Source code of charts
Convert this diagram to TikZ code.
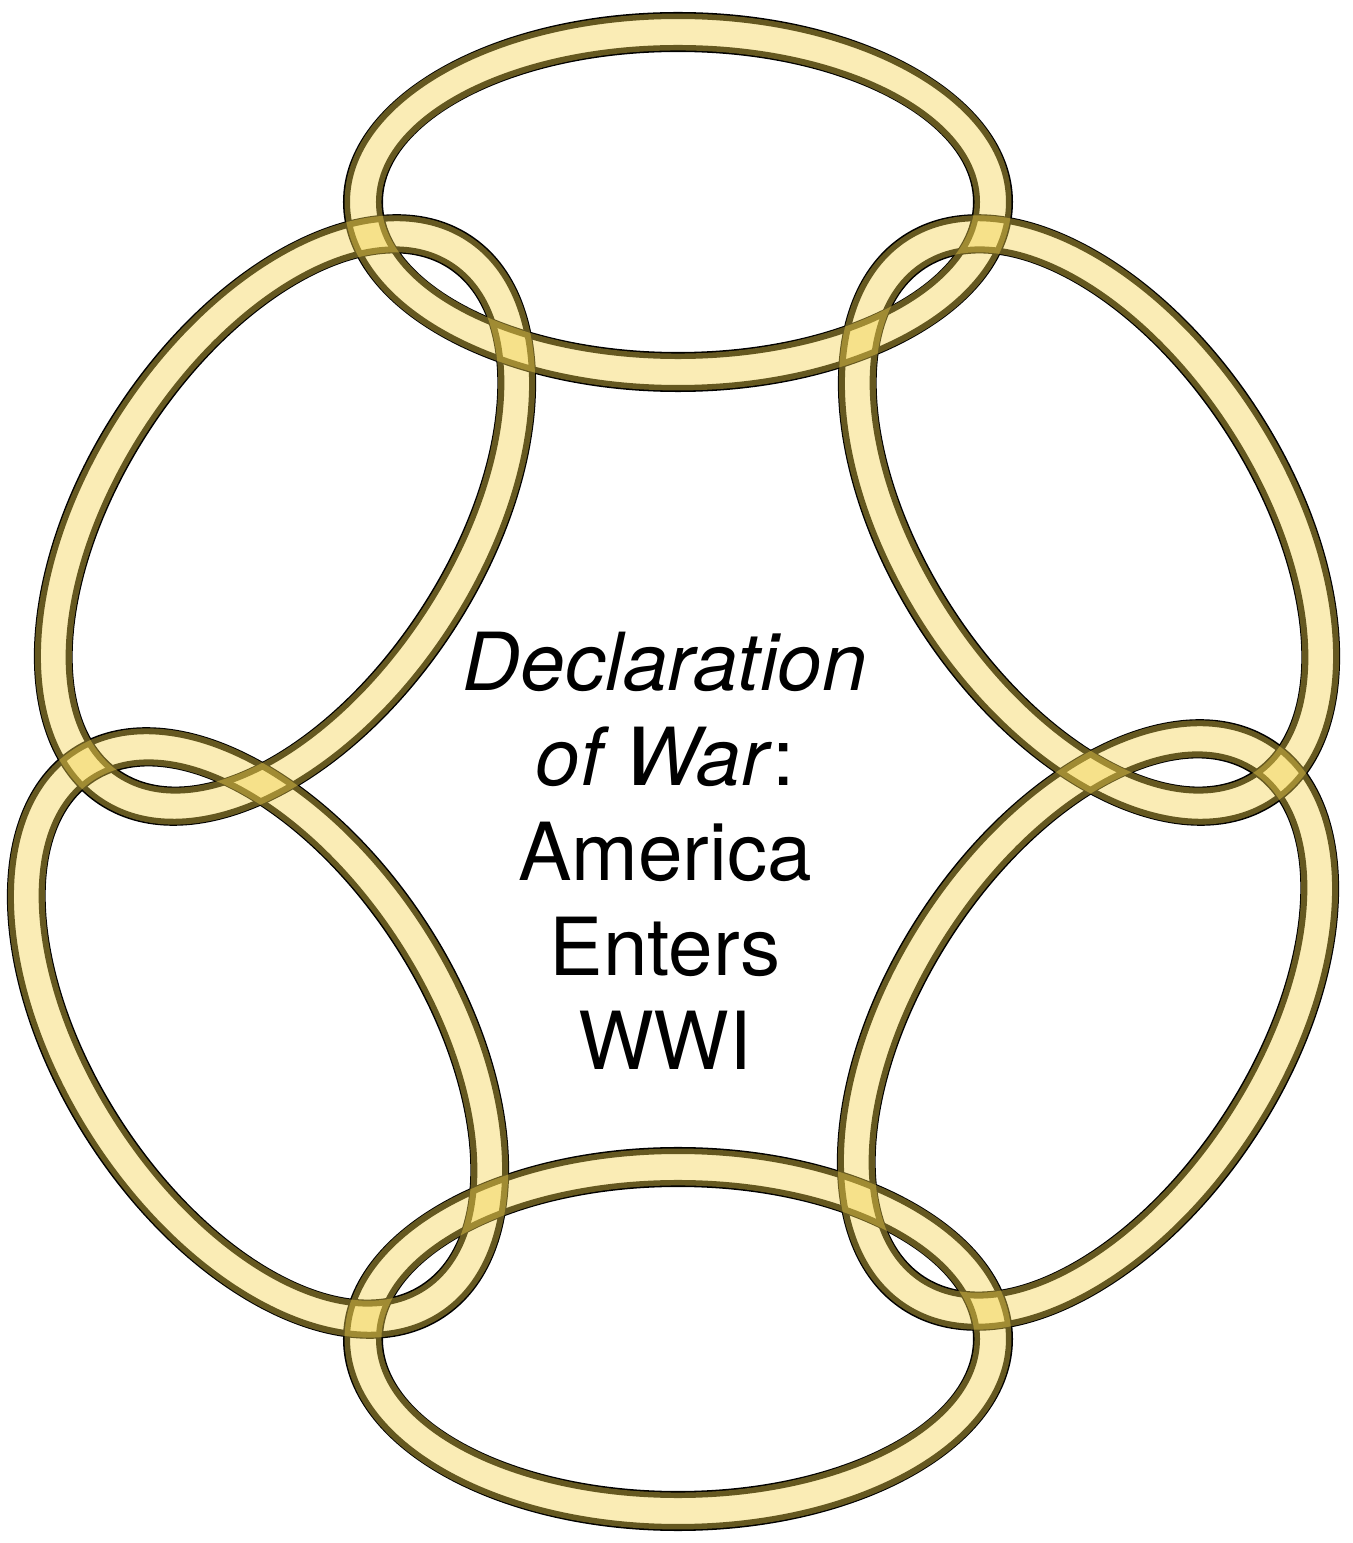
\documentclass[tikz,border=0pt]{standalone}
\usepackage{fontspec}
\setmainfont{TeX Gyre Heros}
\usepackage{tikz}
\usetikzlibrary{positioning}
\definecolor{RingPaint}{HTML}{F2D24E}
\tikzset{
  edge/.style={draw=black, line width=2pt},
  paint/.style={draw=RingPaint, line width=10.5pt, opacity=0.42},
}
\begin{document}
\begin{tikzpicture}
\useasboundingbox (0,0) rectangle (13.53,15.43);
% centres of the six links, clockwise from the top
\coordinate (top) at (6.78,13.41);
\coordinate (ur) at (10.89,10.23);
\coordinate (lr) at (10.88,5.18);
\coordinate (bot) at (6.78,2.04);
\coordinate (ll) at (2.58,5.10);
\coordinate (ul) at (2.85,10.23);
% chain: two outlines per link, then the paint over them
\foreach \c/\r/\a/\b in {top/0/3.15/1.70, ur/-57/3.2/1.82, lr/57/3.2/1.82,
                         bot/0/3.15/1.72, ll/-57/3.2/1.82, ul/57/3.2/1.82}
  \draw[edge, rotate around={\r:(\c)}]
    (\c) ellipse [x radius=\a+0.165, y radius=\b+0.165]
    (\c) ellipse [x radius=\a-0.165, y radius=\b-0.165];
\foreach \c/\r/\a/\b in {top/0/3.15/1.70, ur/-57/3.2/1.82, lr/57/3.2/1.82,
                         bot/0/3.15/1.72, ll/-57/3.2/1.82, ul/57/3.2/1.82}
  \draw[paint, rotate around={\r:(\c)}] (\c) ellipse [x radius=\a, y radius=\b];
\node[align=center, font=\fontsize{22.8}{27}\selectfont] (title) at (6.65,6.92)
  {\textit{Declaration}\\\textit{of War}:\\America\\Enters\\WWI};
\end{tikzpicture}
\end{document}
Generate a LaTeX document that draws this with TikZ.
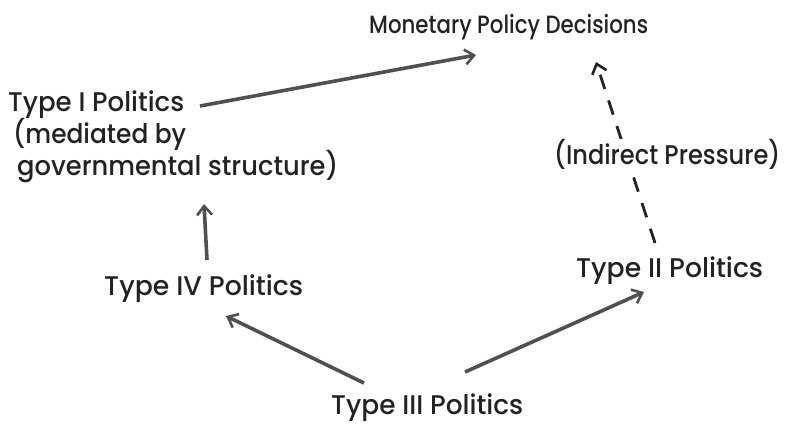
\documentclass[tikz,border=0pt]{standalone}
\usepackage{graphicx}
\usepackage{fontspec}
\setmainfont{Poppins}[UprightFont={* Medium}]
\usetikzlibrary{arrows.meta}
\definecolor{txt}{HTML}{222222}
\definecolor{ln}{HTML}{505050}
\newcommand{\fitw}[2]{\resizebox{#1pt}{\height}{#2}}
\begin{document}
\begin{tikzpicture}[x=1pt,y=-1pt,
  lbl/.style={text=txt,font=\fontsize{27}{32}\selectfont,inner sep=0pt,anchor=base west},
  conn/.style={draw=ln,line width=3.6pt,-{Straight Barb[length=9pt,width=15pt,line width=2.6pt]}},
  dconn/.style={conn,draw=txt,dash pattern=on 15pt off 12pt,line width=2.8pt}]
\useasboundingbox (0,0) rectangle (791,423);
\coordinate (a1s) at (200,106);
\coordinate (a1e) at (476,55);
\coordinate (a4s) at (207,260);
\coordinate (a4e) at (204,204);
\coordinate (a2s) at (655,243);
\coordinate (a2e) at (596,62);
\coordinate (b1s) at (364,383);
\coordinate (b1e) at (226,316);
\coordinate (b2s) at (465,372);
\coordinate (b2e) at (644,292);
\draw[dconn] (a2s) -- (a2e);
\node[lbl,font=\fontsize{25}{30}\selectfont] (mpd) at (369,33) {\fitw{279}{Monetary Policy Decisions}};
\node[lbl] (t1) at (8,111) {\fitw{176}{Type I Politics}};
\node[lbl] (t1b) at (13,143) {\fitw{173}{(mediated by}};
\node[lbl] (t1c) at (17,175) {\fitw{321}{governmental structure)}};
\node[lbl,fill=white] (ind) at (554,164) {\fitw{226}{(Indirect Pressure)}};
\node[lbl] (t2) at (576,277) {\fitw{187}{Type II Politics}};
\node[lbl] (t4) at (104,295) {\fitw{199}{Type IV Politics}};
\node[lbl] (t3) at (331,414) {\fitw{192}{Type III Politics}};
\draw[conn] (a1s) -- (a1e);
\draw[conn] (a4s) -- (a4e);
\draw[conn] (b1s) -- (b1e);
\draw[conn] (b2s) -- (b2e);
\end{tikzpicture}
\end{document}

Stated task: Select from the material above each line in which the string "this" appears, and list those lines.

Output of the task:
Convert this diagram to TikZ code.
Generate a LaTeX document that draws this with TikZ.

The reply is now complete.